Хотя Чарли вернулся в Портсмут и был рядом с ней, Джорджина все равно не справлялась с материнством. Луиза была беспокойным ребенком и часто плакала. Несмотря на это, моя мама помнила, как держала на руках пятимесячную племянницу, брала ее на долгие прогулки в коляске и безмерно гордилась сестрой.

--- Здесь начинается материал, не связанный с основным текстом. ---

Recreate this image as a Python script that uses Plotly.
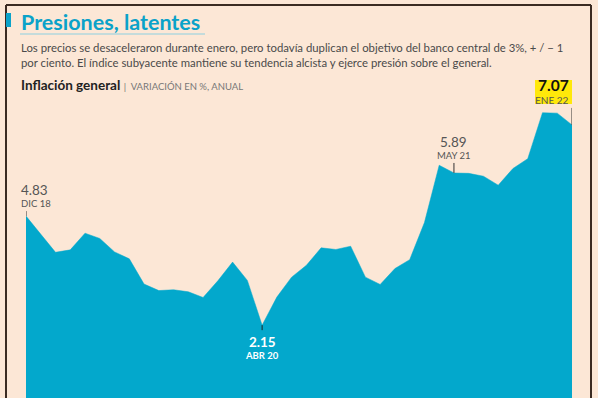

Однако психическое состояние Джорджины ухудшилось, паранойя усугубилась, и у нее появились бредовые идеи о том, что другие люди наблюдают за ней и хотят причинить вред. Уверенная, что чем-то заражена, Джорджина натирала себя чистящим порошком в ванне. У нее постепенно развивался послеродовой психоз, но в то время это состояние было малоизучено. При поддержке других людей она продолжала воспитывать своего ребенка.
Некоторое время спустя, когда моей матери было около 14, к ним домой пришел Чарли. Мама вошла в комнату и удивилась, увидев, что отец сидит, опустив голову на руки. Он был опустошен тем, что сообщил ему Чарли.
Эдварду, вероятно, было трудно описать дочери, что произошло между ее старшей сестрой и племянницей. Он объяснил, что Джорджина убила своего ребенка и была арестована. Мама была поражена этой новостью, и она помнит, как отец отвел ее в местный полицейский участок. Когда Эдвард вошел в камеру к Джорджине, моей матери пришлось ждать снаружи. Она была очень расстроена и злилась на сестру за то, что она сделала с ее маленькой племянницей Луизой. По окончании свидания она пошла домой рука об руку с моим дедом, который, разумеется, плакал.
Мама говорит, что тяжелее всего ей было видеть, как поступок сестры повлиял на закаленного отца, героя войны. На следующий день, стоя в очереди за марками на почте, она услышала разговор двух пожилых дам. Одна сказала другой: «Ты слышала о женщине, убившей своего ребенка? Надеюсь, ее повесят».
В этот момент моя мама ощутила, как гнев на сестру сменился состраданием, смешанным с глубоким чувством стыда. Поскольку смертную казнь отменили только пятью годами позже, Джорджине действительно грозило повешение за совершение убийства. Ее мог спасти только психиатрический диагноз.